▼▼▼
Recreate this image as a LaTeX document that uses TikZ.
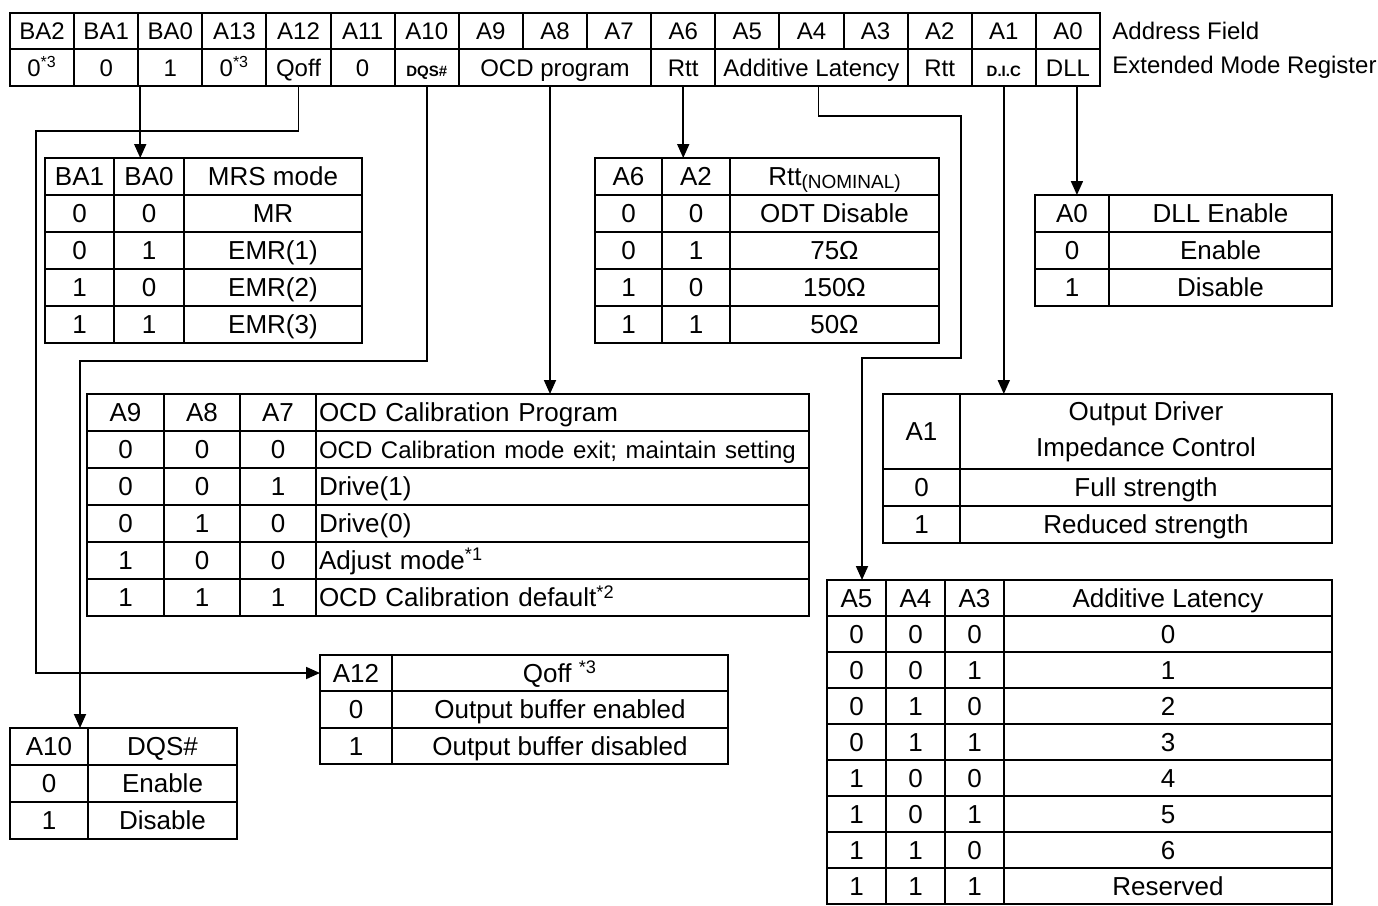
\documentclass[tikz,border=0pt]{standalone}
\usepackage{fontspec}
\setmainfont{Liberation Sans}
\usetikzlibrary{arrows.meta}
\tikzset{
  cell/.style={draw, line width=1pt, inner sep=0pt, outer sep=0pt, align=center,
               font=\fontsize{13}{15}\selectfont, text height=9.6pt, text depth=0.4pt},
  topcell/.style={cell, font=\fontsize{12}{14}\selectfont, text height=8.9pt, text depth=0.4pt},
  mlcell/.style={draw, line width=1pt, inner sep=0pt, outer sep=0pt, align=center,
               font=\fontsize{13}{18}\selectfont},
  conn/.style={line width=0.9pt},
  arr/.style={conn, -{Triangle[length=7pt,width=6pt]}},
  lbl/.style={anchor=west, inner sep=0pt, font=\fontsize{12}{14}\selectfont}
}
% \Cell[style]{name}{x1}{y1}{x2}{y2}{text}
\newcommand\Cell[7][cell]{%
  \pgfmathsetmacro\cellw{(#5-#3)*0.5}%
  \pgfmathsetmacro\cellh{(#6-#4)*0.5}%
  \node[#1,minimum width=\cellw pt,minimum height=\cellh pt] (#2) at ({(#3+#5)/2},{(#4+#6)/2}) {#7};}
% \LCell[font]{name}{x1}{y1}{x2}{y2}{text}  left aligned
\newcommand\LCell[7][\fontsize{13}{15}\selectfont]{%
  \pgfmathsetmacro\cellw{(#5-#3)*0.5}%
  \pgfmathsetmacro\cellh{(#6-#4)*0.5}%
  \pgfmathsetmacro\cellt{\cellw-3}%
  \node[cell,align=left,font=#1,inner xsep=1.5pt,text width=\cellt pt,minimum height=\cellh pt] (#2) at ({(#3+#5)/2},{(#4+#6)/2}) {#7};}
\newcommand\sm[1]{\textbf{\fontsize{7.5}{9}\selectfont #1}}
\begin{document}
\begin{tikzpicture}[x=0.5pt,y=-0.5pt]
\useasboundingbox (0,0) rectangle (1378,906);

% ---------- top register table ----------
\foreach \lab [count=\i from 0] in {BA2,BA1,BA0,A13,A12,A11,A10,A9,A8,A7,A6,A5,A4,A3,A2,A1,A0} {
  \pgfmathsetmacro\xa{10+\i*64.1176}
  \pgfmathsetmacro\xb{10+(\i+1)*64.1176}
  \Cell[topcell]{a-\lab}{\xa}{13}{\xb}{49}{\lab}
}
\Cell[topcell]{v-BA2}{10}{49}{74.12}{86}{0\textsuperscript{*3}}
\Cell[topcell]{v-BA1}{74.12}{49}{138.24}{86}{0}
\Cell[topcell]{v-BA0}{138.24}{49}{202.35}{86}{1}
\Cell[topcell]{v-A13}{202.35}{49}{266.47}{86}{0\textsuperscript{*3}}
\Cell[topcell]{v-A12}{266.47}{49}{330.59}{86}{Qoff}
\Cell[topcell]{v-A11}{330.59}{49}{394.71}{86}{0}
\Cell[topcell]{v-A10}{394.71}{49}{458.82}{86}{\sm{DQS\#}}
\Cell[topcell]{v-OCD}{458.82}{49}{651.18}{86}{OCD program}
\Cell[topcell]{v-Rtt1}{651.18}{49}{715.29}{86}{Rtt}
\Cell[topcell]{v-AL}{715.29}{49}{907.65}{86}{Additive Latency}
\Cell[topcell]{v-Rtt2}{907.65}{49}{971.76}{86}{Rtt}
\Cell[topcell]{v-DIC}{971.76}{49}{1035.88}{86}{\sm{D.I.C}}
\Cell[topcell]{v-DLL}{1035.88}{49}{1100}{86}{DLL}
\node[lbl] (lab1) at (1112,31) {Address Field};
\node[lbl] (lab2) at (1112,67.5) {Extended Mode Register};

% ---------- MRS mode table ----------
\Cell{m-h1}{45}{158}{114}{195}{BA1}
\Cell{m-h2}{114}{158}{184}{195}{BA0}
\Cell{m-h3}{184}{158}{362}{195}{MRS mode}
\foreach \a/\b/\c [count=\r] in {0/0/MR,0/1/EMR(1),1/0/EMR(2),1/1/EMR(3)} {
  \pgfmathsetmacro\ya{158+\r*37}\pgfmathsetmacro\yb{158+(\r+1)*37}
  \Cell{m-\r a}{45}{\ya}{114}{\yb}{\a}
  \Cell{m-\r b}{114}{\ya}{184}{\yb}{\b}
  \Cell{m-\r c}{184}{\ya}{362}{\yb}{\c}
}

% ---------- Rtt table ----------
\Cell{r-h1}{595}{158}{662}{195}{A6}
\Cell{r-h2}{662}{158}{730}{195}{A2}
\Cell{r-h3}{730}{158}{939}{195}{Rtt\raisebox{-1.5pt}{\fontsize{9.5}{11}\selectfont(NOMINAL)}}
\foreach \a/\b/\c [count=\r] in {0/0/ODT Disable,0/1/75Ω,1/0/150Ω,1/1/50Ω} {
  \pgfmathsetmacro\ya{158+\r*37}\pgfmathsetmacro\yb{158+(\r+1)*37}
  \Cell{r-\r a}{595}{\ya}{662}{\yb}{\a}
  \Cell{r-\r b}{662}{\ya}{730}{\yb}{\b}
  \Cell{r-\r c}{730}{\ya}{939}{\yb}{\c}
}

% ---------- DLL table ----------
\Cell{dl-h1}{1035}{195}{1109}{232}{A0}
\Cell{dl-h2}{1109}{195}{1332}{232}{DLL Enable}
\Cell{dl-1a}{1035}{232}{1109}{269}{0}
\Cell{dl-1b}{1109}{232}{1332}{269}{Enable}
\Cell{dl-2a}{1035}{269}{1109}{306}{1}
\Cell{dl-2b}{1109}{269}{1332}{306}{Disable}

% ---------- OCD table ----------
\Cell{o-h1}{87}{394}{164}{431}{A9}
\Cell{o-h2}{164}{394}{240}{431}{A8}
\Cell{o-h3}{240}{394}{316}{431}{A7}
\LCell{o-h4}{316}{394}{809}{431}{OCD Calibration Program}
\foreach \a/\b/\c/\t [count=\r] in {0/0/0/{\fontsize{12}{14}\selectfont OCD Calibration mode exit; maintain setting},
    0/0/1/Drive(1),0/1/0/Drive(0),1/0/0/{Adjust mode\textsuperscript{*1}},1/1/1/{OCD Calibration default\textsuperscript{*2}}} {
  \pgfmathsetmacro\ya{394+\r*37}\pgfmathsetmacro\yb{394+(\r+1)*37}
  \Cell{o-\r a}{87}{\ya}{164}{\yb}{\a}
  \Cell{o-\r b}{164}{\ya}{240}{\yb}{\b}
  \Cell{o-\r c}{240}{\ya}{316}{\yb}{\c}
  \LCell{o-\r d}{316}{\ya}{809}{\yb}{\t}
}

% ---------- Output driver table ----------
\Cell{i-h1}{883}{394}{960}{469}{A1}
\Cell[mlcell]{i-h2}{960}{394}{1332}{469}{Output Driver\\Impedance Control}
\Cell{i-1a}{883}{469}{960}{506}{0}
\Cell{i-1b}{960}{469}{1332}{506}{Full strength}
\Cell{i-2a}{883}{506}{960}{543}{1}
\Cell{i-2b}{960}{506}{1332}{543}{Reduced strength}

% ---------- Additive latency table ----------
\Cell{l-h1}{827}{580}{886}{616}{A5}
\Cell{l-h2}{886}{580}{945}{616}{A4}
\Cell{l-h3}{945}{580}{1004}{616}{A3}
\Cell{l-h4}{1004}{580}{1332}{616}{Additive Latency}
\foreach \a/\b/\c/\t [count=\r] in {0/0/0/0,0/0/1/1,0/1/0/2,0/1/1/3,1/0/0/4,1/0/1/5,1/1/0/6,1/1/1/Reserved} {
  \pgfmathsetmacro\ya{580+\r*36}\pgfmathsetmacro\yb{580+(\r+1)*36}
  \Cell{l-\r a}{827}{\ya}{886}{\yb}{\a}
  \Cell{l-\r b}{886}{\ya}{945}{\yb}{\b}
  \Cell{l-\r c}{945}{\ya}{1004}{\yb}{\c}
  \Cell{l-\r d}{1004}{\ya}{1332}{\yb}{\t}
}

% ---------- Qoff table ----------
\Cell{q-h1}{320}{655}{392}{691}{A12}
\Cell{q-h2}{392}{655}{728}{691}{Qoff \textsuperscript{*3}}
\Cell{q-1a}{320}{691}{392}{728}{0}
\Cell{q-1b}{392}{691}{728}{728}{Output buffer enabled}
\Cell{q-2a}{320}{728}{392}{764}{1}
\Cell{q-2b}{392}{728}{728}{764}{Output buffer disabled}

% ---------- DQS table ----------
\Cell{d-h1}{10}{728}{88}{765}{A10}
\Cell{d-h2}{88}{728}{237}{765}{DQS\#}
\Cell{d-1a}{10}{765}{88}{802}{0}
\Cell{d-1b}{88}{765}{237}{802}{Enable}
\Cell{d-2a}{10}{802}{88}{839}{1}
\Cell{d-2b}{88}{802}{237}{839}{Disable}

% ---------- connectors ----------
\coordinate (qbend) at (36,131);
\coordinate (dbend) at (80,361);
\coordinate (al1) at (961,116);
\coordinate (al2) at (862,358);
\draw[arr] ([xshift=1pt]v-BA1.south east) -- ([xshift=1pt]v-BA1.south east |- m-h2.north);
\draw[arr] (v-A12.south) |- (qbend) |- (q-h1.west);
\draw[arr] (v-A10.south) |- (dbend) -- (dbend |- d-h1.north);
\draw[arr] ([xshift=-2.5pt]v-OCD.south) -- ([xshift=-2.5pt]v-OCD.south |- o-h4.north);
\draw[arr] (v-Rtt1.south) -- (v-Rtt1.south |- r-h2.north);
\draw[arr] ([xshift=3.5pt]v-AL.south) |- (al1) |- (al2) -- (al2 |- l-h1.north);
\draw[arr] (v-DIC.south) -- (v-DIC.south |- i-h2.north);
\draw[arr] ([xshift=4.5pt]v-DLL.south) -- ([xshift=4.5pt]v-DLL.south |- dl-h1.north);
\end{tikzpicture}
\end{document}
▲▲▲
Write out nothing but the lines from the start of the data through the line with "(0,0) rectangle (1378,906);". Leave out the pictures.

- Response to the exercise -
Recreate this image as a LaTeX document that uses TikZ.
\documentclass[tikz,border=0pt]{standalone}
\usepackage{fontspec}
\setmainfont{Liberation Sans}
\usetikzlibrary{arrows.meta}
\tikzset{
  cell/.style={draw, line width=1pt, inner sep=0pt, outer sep=0pt, align=center,
               font=\fontsize{13}{15}\selectfont, text height=9.6pt, text depth=0.4pt},
  topcell/.style={cell, font=\fontsize{12}{14}\selectfont, text height=8.9pt, text depth=0.4pt},
  mlcell/.style={draw, line width=1pt, inner sep=0pt, outer sep=0pt, align=center,
               font=\fontsize{13}{18}\selectfont},
  conn/.style={line width=0.9pt},
  arr/.style={conn, -{Triangle[length=7pt,width=6pt]}},
  lbl/.style={anchor=west, inner sep=0pt, font=\fontsize{12}{14}\selectfont}
}
% \Cell[style]{name}{x1}{y1}{x2}{y2}{text}
\newcommand\Cell[7][cell]{%
  \pgfmathsetmacro\cellw{(#5-#3)*0.5}%
  \pgfmathsetmacro\cellh{(#6-#4)*0.5}%
  \node[#1,minimum width=\cellw pt,minimum height=\cellh pt] (#2) at ({(#3+#5)/2},{(#4+#6)/2}) {#7};}
% \LCell[font]{name}{x1}{y1}{x2}{y2}{text}  left aligned
\newcommand\LCell[7][\fontsize{13}{15}\selectfont]{%
  \pgfmathsetmacro\cellw{(#5-#3)*0.5}%
  \pgfmathsetmacro\cellh{(#6-#4)*0.5}%
  \pgfmathsetmacro\cellt{\cellw-3}%
  \node[cell,align=left,font=#1,inner xsep=1.5pt,text width=\cellt pt,minimum height=\cellh pt] (#2) at ({(#3+#5)/2},{(#4+#6)/2}) {#7};}
\newcommand\sm[1]{\textbf{\fontsize{7.5}{9}\selectfont #1}}
\begin{document}
\begin{tikzpicture}[x=0.5pt,y=-0.5pt]
\useasboundingbox (0,0) rectangle (1378,906);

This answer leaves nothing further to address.